Question

The number of integral values of m, for which the x-coordinate of the point of intersection of the line 3x+4y=9 and y=mx+1 is also an integer, is.
A.2
B.0
C.4
D.1

Answer 1

Hint: Solve both the equations to get the x-coordinate of the point of intersection in terms of m. Now using the relation you get, try to apply the constraints on m, including the ones given in the question and figure out the required values of m.

Complete step-by-step answer:
Let us start the question by finding the point of intersection of the lines given in the question. The equations of lines given in the question are:
3x+4y=9………………(i)
y=mx+1………………(ii)
So, if we substitute the value of y in terms of x, from equation (ii) in equation (i), we get
 3x+4y=9
\[~3x+4\left( mx+1 \right)=9\]
\[~\Rightarrow 3x+4mx+4=9\]
\[~\Rightarrow \left( 3+4m \right)x=5\]
\[~\Rightarrow x=\dfrac{5}{3+4m}\]
Now as it is given that x-coordinate must be an integer, so \[~\dfrac{5}{3+4m}\] must be an integer.
Therefore, the possible values of 3+4m are 1, -1, 5 and -5.
For 3+4m to be equal to 1, m must be equal to minus half, which is not an integer. Also, for 3+4m to be equal to 5, m must be 2, which is also not a possible case.
However, for 3+4m to be equal to -1 and -5 the values of m must be -1 and -2 respectively which are possible.
So, we can conclude that there are two integral values of m, for which the x-coordinate of the point of intersection of the line 3x+4y=9 and y=mx+1 is also an integer.
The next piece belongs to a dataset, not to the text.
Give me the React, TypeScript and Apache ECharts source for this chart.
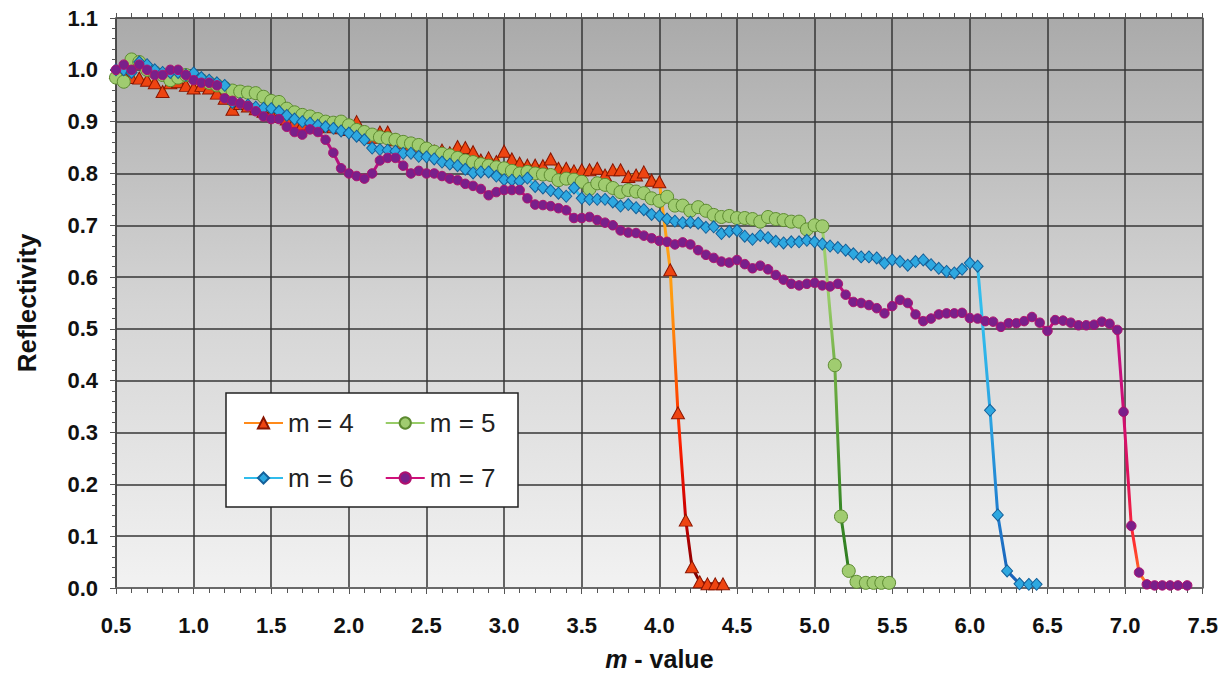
import React, { useEffect, useRef } from 'react';
import * as echarts from 'echarts';

// Shared sampling positions (m-value) for the sloping part of each curve
const mSamples = [
  0.50, 0.55, 0.60, 0.65, 0.70, 0.75, 0.80, 0.85, 0.90, 0.95,
  1.00, 1.05, 1.10, 1.15, 1.20, 1.25, 1.30, 1.35, 1.40, 1.45,
  1.50, 1.55, 1.60, 1.65, 1.70, 1.75, 1.80, 1.85, 1.90, 1.95,
  2.00, 2.05, 2.10, 2.15, 2.20, 2.25, 2.30, 2.35, 2.40, 2.45,
  2.50, 2.55, 2.60, 2.65, 2.70, 2.75, 2.80, 2.85, 2.90, 2.95,
  3.00, 3.05, 3.10, 3.15, 3.20, 3.25, 3.30, 3.35, 3.40, 3.45,
  3.50, 3.55, 3.60, 3.65, 3.70, 3.75, 3.80, 3.85, 3.90, 3.95,
  4.00, 4.05, 4.10, 4.15, 4.20, 4.25, 4.30, 4.35, 4.40, 4.45,
  4.50, 4.55, 4.60, 4.65, 4.70, 4.75, 4.80, 4.85, 4.90, 4.95,
  5.00, 5.05, 5.10, 5.15, 5.20, 5.25, 5.30, 5.35, 5.40, 5.45,
  5.50, 5.55, 5.60, 5.65, 5.70, 5.75, 5.80, 5.85, 5.90, 5.95,
  6.00, 6.05, 6.10, 6.15, 6.20, 6.25, 6.30, 6.35, 6.40, 6.45,
  6.50, 6.55, 6.60, 6.65, 6.70, 6.75, 6.80, 6.85, 6.90, 6.95,
];

// m = 4
const reflM4 = [
  0.995, 0.99, 0.985, 0.984, 0.98, 0.975, 0.958, 0.975, 0.977, 0.97,
  0.965, 0.97, 0.965, 0.955, 0.945, 0.924, 0.935, 0.93, 0.925, 0.92,
  0.915, 0.91, 0.905, 0.90, 0.895, 0.89, 0.89, 0.893, 0.89, 0.888,
  0.885, 0.90, 0.875, 0.87, 0.88, 0.88, 0.865, 0.86, 0.855, 0.85,
  0.848, 0.843, 0.845, 0.84, 0.852, 0.85, 0.842, 0.826, 0.83, 0.823,
  0.843, 0.828, 0.82, 0.816, 0.816, 0.815, 0.828, 0.81, 0.81, 0.805,
  0.807, 0.807, 0.81, 0.797, 0.807, 0.807, 0.794, 0.797, 0.803, 0.787,
  0.784,
];
const dropM4X = [4.07, 4.12, 4.17, 4.21, 4.26, 4.31, 4.36, 4.41];
const dropM4Y = [0.614, 0.338, 0.131, 0.041, 0.012, 0.008, 0.008, 0.008];

// m = 5
const reflM5 = [
  0.985, 0.977, 1.02, 1.015, 1.00, 0.995, 0.99, 0.98, 0.985, 0.99,
  0.985, 0.98, 0.975, 0.97, 0.965, 0.96, 0.958, 0.956, 0.955, 0.948,
  0.94, 0.938, 0.925, 0.918, 0.913, 0.91, 0.905, 0.90, 0.898, 0.90,
  0.893, 0.884, 0.88, 0.875, 0.87, 0.868, 0.865, 0.861, 0.858, 0.855,
  0.848, 0.842, 0.838, 0.835, 0.83, 0.825, 0.822, 0.818, 0.815, 0.812,
  0.81, 0.805, 0.80, 0.803, 0.80, 0.798, 0.797, 0.787, 0.79, 0.788,
  0.784, 0.77, 0.781, 0.778, 0.772, 0.764, 0.768, 0.765, 0.762, 0.752,
  0.747, 0.755, 0.738, 0.738, 0.728, 0.735, 0.728, 0.72, 0.716, 0.718,
  0.714, 0.714, 0.712, 0.707, 0.716, 0.712, 0.71, 0.707, 0.707, 0.692,
  0.70, 0.698,
];
const dropM5X = [5.13, 5.17, 5.22, 5.27, 5.33, 5.38, 5.43, 5.48];
const dropM5Y = [0.43, 0.138, 0.033, 0.012, 0.01, 0.01, 0.01, 0.01];

// m = 6
const reflM6 = [
  1.00, 1.00, 0.995, 1.015, 1.01, 1.00, 0.995, 0.995, 0.995, 0.99,
  0.994, 0.985, 0.98, 0.975, 0.97, 0.937, 0.935, 0.932, 0.928, 0.926,
  0.925, 0.92, 0.912, 0.905, 0.90, 0.897, 0.893, 0.89, 0.887, 0.882,
  0.878, 0.872, 0.865, 0.849, 0.846, 0.845, 0.843, 0.839, 0.839, 0.833,
  0.832, 0.828, 0.822, 0.818, 0.815, 0.808, 0.801, 0.803, 0.803, 0.795,
  0.788, 0.787, 0.785, 0.791, 0.775, 0.772, 0.767, 0.762, 0.756, 0.772,
  0.752, 0.75, 0.75, 0.75, 0.745, 0.737, 0.74, 0.734, 0.73, 0.721,
  0.718, 0.712, 0.708, 0.705, 0.706, 0.704, 0.696, 0.697, 0.684, 0.688,
  0.69, 0.679, 0.673, 0.68, 0.676, 0.669, 0.666, 0.668, 0.668, 0.671,
  0.668, 0.664, 0.66, 0.657, 0.652, 0.645, 0.639, 0.639, 0.637, 0.627,
  0.633, 0.63, 0.623, 0.63, 0.633, 0.624, 0.617, 0.611, 0.608, 0.615,
  0.627, 0.621,
];
const dropM6X = [6.13, 6.18, 6.24, 6.32, 6.38, 6.43];
const dropM6Y = [0.343, 0.141, 0.033, 0.008, 0.007, 0.007];

// m = 7
const reflM7 = [
  1.00, 1.01, 1.00, 1.01, 1.00, 0.99, 0.99, 1.00, 1.00, 0.99,
  0.98, 0.975, 0.975, 0.97, 0.945, 0.94, 0.935, 0.93, 0.92, 0.91,
  0.905, 0.905, 0.89, 0.88, 0.875, 0.885, 0.88, 0.865, 0.84, 0.81,
  0.80, 0.795, 0.79, 0.80, 0.825, 0.83, 0.83, 0.815, 0.80, 0.805,
  0.80, 0.80, 0.795, 0.79, 0.787, 0.78, 0.776, 0.77, 0.758, 0.764,
  0.768, 0.768, 0.768, 0.752, 0.74, 0.739, 0.737, 0.733, 0.729, 0.714,
  0.714, 0.716, 0.71, 0.705, 0.70, 0.69, 0.686, 0.685, 0.68, 0.675,
  0.67, 0.668, 0.663, 0.667, 0.663, 0.652, 0.643, 0.637, 0.63, 0.628,
  0.633, 0.625, 0.617, 0.622, 0.615, 0.604, 0.595, 0.587, 0.584, 0.587,
  0.589, 0.584, 0.582, 0.587, 0.566, 0.552, 0.55, 0.546, 0.54, 0.53,
  0.544, 0.556, 0.55, 0.528, 0.515, 0.52, 0.528, 0.53, 0.53, 0.531,
  0.521, 0.52, 0.515, 0.514, 0.504, 0.511, 0.511, 0.515, 0.523, 0.512,
  0.496, 0.517, 0.516, 0.512, 0.507, 0.507, 0.508, 0.514, 0.51, 0.498,
];
const dropM7X = [6.99, 7.04, 7.09, 7.14, 7.19, 7.24, 7.29, 7.34, 7.40];
const dropM7Y = [0.34, 0.12, 0.03, 0.007, 0.005, 0.005, 0.005, 0.005, 0.005];

const seriesNames = ['m = 4', 'm = 5', 'm = 6', 'm = 7'];

export default function App() {
  const ref = useRef<HTMLDivElement>(null);

  useEffect(() => {
    if (!ref.current) return;
    const chart = echarts.init(ref.current, undefined, { renderer: 'svg' });
    const font = '"Liberation Sans", Arial, Helvetica, sans-serif';

    const build = (ys: number[], dx: number[], dy: number[]) => [
      ...ys.map((y, i) => [mSamples[i], y]),
      ...dx.map((x, i) => [x, dy[i]]),
    ];
    const grad = (stops: [number, string][]) =>
      new echarts.graphic.LinearGradient(
        0, 0, 0, 1,
        stops.map(([o, c]) => ({ offset: o, color: c }))
      );

    const line4 = grad([[0, '#ffb020'], [0.45, '#ff9a10'], [0.6, '#ff5a00'], [0.72, '#ff2000'], [0.86, '#cc0000'], [1, '#7a0000']]);
    const line5 = grad([[0, '#a8d878'], [0.45, '#98cc68'], [0.62, '#6aaa40'], [0.85, '#3a8a28'], [1, '#2e7a20']]);
    const line6 = grad([[0, '#38c4f0'], [0.5, '#30bcec'], [0.7, '#2aa0e0'], [0.85, '#2080d0'], [1, '#1a60b8']]);
    const line7 = grad([[0, '#b01080'], [0.6, '#c8107e'], [0.8, '#e0105a'], [0.92, '#ff3030'], [1, '#ff8020']]);

    const legendText = { fontSize: 26, color: '#222', fontFamily: font };

    const option: any = {
      animation: false,
      backgroundColor: '#ffffff',
      grid: {
        left: 116,
        right: 17,
        top: 18,
        bottom: 93,
        show: true,
        borderWidth: 0,
        backgroundColor: grad([[0, '#aaaaaa'], [0.5, '#d4d4d4'], [1, '#f2f2f2']]),
      },
      graphic: [
        {
          type: 'rect',
          z: 3,
          shape: { x: 226, y: 393, width: 292, height: 114 },
          style: { fill: '#ffffff', stroke: '#222222', lineWidth: 1.5 },
        },
      ],
      legend: [
        {
          z: 5,
          left: 243,
          top: 410,
          padding: 0,
          itemWidth: 39,
          itemHeight: 14,
          itemGap: 31,
          textStyle: legendText,
          data: [
            { name: seriesNames[0], lineStyle: { color: '#ff8a1a' } },
            { name: seriesNames[1], lineStyle: { color: '#98cc68' } },
          ],
        },
        {
          z: 5,
          left: 243,
          top: 465,
          padding: 0,
          itemWidth: 39,
          itemHeight: 14,
          itemGap: 31,
          textStyle: legendText,
          data: [
            { name: seriesNames[2], lineStyle: { color: '#30bcec' } },
            { name: seriesNames[3], lineStyle: { color: '#d0107a' } },
          ],
        },
      ],
      xAxis: [
        {
          type: 'value',
          position: 'bottom',
          min: 0.5,
          max: 7.5,
          interval: 0.5,
          axisLine: { show: true, onZero: false, lineStyle: { color: '#6a6a6a', width: 2 } },
          axisTick: { show: true, inside: false, length: 6, lineStyle: { color: '#555' } },
          minorTick: { show: true, splitNumber: 5, length: 5, lineStyle: { color: '#555' } },
          axisLabel: {
            formatter: (v: number) => v.toFixed(1),
            fontSize: 22,
            fontWeight: 'bold',
            color: '#111',
            margin: 26,
            fontFamily: font,
          },
          splitLine: { show: true, lineStyle: { color: '#363636', width: 1.5 } },
          name: '{i|m} - value',
          nameLocation: 'middle',
          nameGap: 58,
          nameTextStyle: {
            fontSize: 25,
            fontWeight: 'bold',
            color: '#111',
            fontFamily: font,
            rich: {
              i: { fontStyle: 'italic', fontSize: 25, fontWeight: 'bold', color: '#111', fontFamily: font },
            },
          },
        },
        {
          type: 'value',
          position: 'top',
          min: 0.5,
          max: 7.5,
          interval: 0.5,
          axisLine: { show: true, onZero: false, lineStyle: { color: '#555', width: 1.5 } },
          axisTick: { show: true, inside: false, length: 5, lineStyle: { color: '#555' } },
          minorTick: { show: true, splitNumber: 5, length: 5, lineStyle: { color: '#555' } },
          axisLabel: { show: false },
          splitLine: { show: false },
        },
      ],
      yAxis: {
        type: 'value',
        min: 0,
        max: 1.1,
        interval: 0.1,
        axisLine: { show: true, onZero: false, lineStyle: { color: '#444', width: 1.5 } },
        axisTick: { show: true, inside: false, length: 6, lineStyle: { color: '#555' } },
        minorTick: { show: true, splitNumber: 5, length: 4, lineStyle: { color: '#555' } },
        axisLabel: {
          formatter: (v: number) => v.toFixed(1),
          fontSize: 22,
          fontWeight: 'bold',
          color: '#111',
          margin: 18,
          fontFamily: font,
        },
        splitLine: { show: true, lineStyle: { color: '#363636', width: 1.5 } },
        name: 'Reflectivity',
        nameLocation: 'middle',
        nameGap: 76,
        nameTextStyle: { fontSize: 26, fontWeight: 'bold', color: '#111', fontFamily: font },
      },
      series: [
        {
          name: seriesNames[0],
          type: 'line',
          data: build(reflM4, dropM4X, dropM4Y),
          symbol: 'triangle',
          symbolSize: [13, 12],
          showAllSymbol: true,
          lineStyle: { width: 3, color: line4 },
          itemStyle: { color: '#ee4411', borderColor: '#8a1500', borderWidth: 1 },
          emphasis: { disabled: true },
          z: 2,
        },
        {
          name: seriesNames[1],
          type: 'line',
          data: build(reflM5, dropM5X, dropM5Y),
          symbol: 'circle',
          symbolSize: 13,
          showAllSymbol: true,
          lineStyle: { width: 3, color: line5 },
          itemStyle: { color: '#a0cc70', borderColor: '#5c8a30', borderWidth: 1 },
          emphasis: { disabled: true },
          z: 2,
        },
        {
          name: seriesNames[2],
          type: 'line',
          data: build(reflM6, dropM6X, dropM6Y),
          symbol: 'diamond',
          symbolSize: [11, 12],
          showAllSymbol: true,
          lineStyle: { width: 3, color: line6 },
          itemStyle: { color: '#2ea8e0', borderColor: '#14609a', borderWidth: 1 },
          emphasis: { disabled: true },
          z: 2,
        },
        {
          name: seriesNames[3],
          type: 'line',
          data: build(reflM7, dropM7X, dropM7Y),
          symbol: 'circle',
          symbolSize: 9.5,
          showAllSymbol: true,
          lineStyle: { width: 3, color: line7 },
          itemStyle: { color: '#7a1f8a', borderColor: '#b0106e', borderWidth: 1 },
          emphasis: { disabled: true },
          z: 2,
        },
      ],
    };

    chart.setOption(option);
    return () => {
      chart.dispose();
    };
  }, []);

  return (
    <div
      ref={ref}
      style={{ position: 'fixed', left: 0, top: 0, width: 1221, height: 681 }}
    />
  );
}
Hence, the answer to the above question is option (A).

Note: Generally, in such questions where you are asked about the integral values, you generally have to reach the final answer through logic and statements as we did in the above question. There is no mathematical operation which will give you a direct answer. Also, try to keep the resultant expressions as clean and elaborative as possible, as they are the only ways of finding the constraints related to the asked values.